On repartira, c'est sûr, notre place c'est d'être en mer

Caroline Abu Sa'Da, directrice SOS Méditerranée

"On a eu le même problème au moment d'Ebola, où il était extrêmement difficile pour les populations de comprendre les mesures de protection qui étaient mises en place", observe-t-elle encore. "C'est le genre de situation qui nécessitent que l'on passe énormément de temps à dialoguer et expliquer."

Sept demandes vaines

Malgré leur patience et leurs efforts, les 25 membres de l'équipage de l'Ocean Viking, pourtant rompus à l'exercice lors de missions précédentes sur l'Aquarius ou l'Ocean Viking ont eu du mal à contenir les rescapés qui craignaient d'être renvoyés en Libye. Sept demandes ont été faites à l'Italie et à Malte entre les premiers sauvetages le 25 juin et la réponse italienne qui a d'abord consisté à envoyer un psychiatre et un médiateur culturel à bord pour constater la situation.

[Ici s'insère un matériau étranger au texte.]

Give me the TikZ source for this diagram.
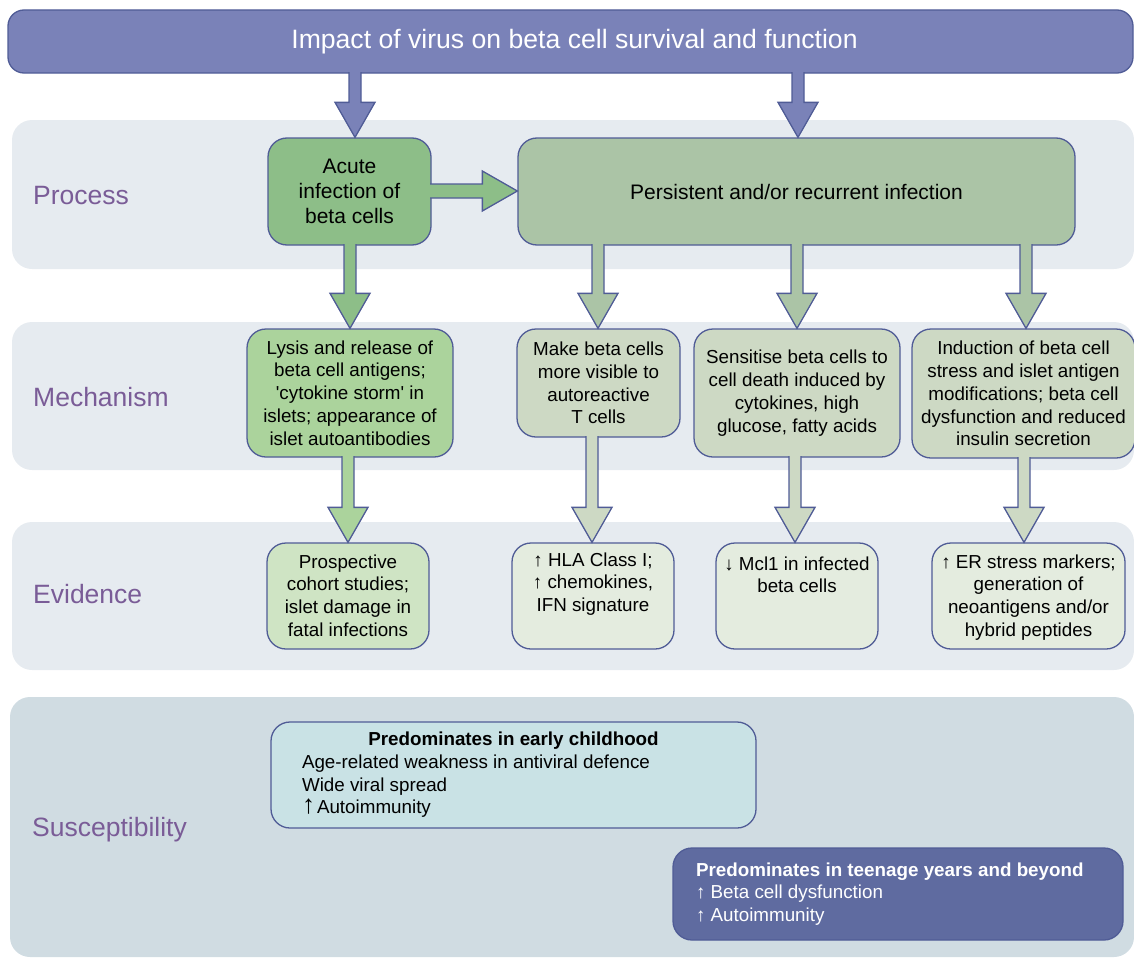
\documentclass[tikz,border=0pt]{standalone}
\usepackage{fontspec}
\setmainfont{Liberation Sans}
\usetikzlibrary{calc}
\definecolor{bordercol}{RGB}{80,92,150}
\definecolor{bannerfill}{RGB}{122,130,184}
\definecolor{bandfill}{RGB}{230,235,240}
\definecolor{suscfill}{RGB}{208,220,226}
\definecolor{acutefill}{RGB}{141,190,136}
\definecolor{persfill}{RGB}{171,196,166}
\definecolor{lysisfill}{RGB}{171,211,156}
\definecolor{mechfill}{RGB}{205,217,196}
\definecolor{prosfill}{RGB}{207,228,196}
\definecolor{evfill}{RGB}{228,236,223}
\definecolor{childfill}{RGB}{201,226,229}
\definecolor{teenfill}{RGB}{95,107,160}
\definecolor{labelcol}{RGB}{122,92,151}
\newcommand{\blkdown}[4]{%
  \filldraw[arrowline, fill=#4] let \p1=(#1.south), \p2=(#2.north) in
    ({#3pt-6pt},{\y1+1.5pt}) -- ({#3pt-6pt},{\y2+35pt}) -- ({#3pt-20pt},{\y2+35pt})
    -- ({#3pt},{\y2}) -- ({#3pt+20pt},{\y2+35pt}) -- ({#3pt+6pt},{\y2+35pt})
    -- ({#3pt+6pt},{\y1+1.5pt});}
\newcommand{\blkright}[4]{%
  \filldraw[arrowline, fill=#4] let \p1=(#1.east), \p2=(#2.west) in
    ({\x1-1.5pt},{-#3pt+7pt}) -- ({\x2-35pt},{-#3pt+7pt}) -- ({\x2-35pt},{-#3pt+20pt})
    -- (\x2,{-#3pt}) -- ({\x2-35pt},{-#3pt-20pt}) -- ({\x2-35pt},{-#3pt-7pt})
    -- ({\x1-1.5pt},{-#3pt-7pt});}
\begin{document}
\begin{tikzpicture}[x=1pt,y=-1pt,
  arrowline/.style={draw=bordercol, line width=1.3pt, line join=miter},
  box/.style={draw=bordercol, line width=1.3pt, rounded corners=19pt, inner sep=0pt, align=center},
  procfont/.style={font=\fontsize{21}{25}\selectfont},
  mechfont/.style={font=\fontsize{18.8}{22.8}\selectfont},
  bandlabel/.style={anchor=west, inner sep=0pt, text=labelcol, font=\fontsize{26.5}{30}\selectfont}]
\useasboundingbox (0,0) rectangle (1134,958);
% bands
\fill[bandfill, rounded corners=20pt] (12,120) rectangle (1134,269);
\fill[bandfill, rounded corners=20pt] (12,322) rectangle (1134,470);
\fill[bandfill, rounded corners=20pt] (12,522) rectangle (1134,670);
\fill[suscfill, rounded corners=20pt] (10,697) rectangle (1134,957);
% banner
\node[box, rounded corners=16pt, fill=bannerfill, text=white, minimum width=1125pt, minimum height=63pt,
  font=\fontsize{26.6}{30}\selectfont] (banner) at (570.5,41.5) {\hspace*{8pt}Impact of virus on beta cell survival and function};
% process
\node[box, procfont, fill=acutefill, minimum width=163pt, minimum height=107pt] (acute) at (349.5,191.5)
  {Acute\\infection of\\beta cells};
\node[box, procfont, fill=persfill, minimum width=557pt, minimum height=107pt] (persist) at (796.5,191.5)
  {Persistent and/or recurrent infection};
% mechanism
\node[box, mechfont, fill=lysisfill, minimum width=206pt, minimum height=128pt] (lysis) at (350,393)
  {Lysis and release of\\beta cell antigens;\\\textquotesingle cytokine storm\textquotesingle{} in\\islets; appearance of\\islet autoantibodies};
\node[box, mechfont, fill=mechfill, minimum width=163pt, minimum height=108pt] (make) at (598.5,383)
  {Make beta cells\\more visible to\\autoreactive\\T cells};
\node[box, mechfont, fill=mechfill, minimum width=206pt, minimum height=128pt] (sens) at (797,393)
  {Sensitise beta cells to\\cell death induced by\\cytokines, high\\glucose, fatty acids};
\node[box, mechfont, fill=mechfill, minimum width=223pt, minimum height=129pt] (induc) at (1023.5,393.5)
  {Induction of beta cell\\stress and islet antigen\\modifications; beta cell\\dysfunction and reduced\\insulin secretion};
% evidence
\node[box, mechfont, fill=prosfill, minimum width=162pt, minimum height=106pt] (pros) at (348,596)
  {\parbox[c][106pt][t]{162pt}{\centering\rule{0pt}{25pt}Prospective\\cohort studies;\\islet damage in\\fatal infections}};
\node[box, mechfont, fill=evfill, minimum width=162pt, minimum height=106pt] (hla) at (593,596)
  {\parbox[c][106pt][t]{162pt}{\centering\rule{0pt}{23pt}↑ HLA Class I;\\↑ chemokines,\\IFN signature}};
\node[box, mechfont, fill=evfill, minimum width=162pt, minimum height=106pt] (mcl) at (797,596)
  {\parbox[c][106pt][t]{162pt}{\centering\rule{0pt}{27pt}↓ Mcl1 in infected\\beta cells}};
\node[box, mechfont, fill=evfill, minimum width=193pt, minimum height=106pt] (er) at (1028.5,596)
  {\parbox[c][106pt][t]{193pt}{\centering\rule{0pt}{25pt}↑ ER stress markers;\\generation of\\neoantigens and/or\\hybrid peptides}};
% susceptibility
\node[box, fill=childfill, minimum width=485pt, minimum height=106pt, font=\fontsize{18.8}{22.6}\selectfont] (child) at (513.5,775)
  {\parbox{423pt}{\centering\textbf{Predominates in early childhood}\par\raggedright
   Age-related weakness in antiviral defence\par Wide viral spread\par
   \smash{\fontsize{26}{22.6}\selectfont\bfseries ↑}\hspace{2pt}Autoimmunity}};
\node[box, fill=teenfill, text=white, minimum width=450pt, minimum height=92pt, font=\fontsize{18.8}{22.6}\selectfont] (teen) at (898,894)
  {\parbox{404pt}{\raggedright\textbf{Predominates in teenage years and beyond}\par
   ↑ Beta cell dysfunction\par ↑ Autoimmunity}};
% arrows
\blkdown{banner}{acute}{355}{bannerfill}
\blkdown{banner}{persist}{798}{bannerfill}
\blkright{acute}{persist}{191}{acutefill}
\blkdown{acute}{lysis}{350}{acutefill}
\blkdown{persist}{make}{598}{persfill}
\blkdown{persist}{sens}{797}{persfill}
\blkdown{persist}{induc}{1026}{persfill}
\blkdown{lysis}{pros}{348}{lysisfill}
\blkdown{make}{hla}{592}{mechfill}
\blkdown{sens}{mcl}{795}{mechfill}
\blkdown{induc}{er}{1024}{mechfill}
% labels
\node[bandlabel] (lproc) at (33,196) {Process};
\node[bandlabel] (lmech) at (33,397) {Mechanism};
\node[bandlabel] (levid) at (33,594) {Evidence};
\node[bandlabel] (lsusc) at (32,830) {Susceptibility};
\end{tikzpicture}
\end{document}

"Puisque le problème n'est pas le débarquement, mais la répartition des gens après, il faudrait que cette répartition soit déjà faite au préalable et que la séquence sauvetage-débarquement soit la plus courte possible", appelle Caroline Abu Sa'Da, qui souligne que certains Etats avaient déjà recommencé des discussions en ce sens ces dernières semaines.

Après un temps de latence pour analyser les événements et ce qui aurait pu être fait différemment, l'Ocean Viking reprendra la mer, annonce d'ores et déjà la directrice de SOS Méditerranée. Car, rappelle-t-elle, au large de la Libye, la tragédie continue.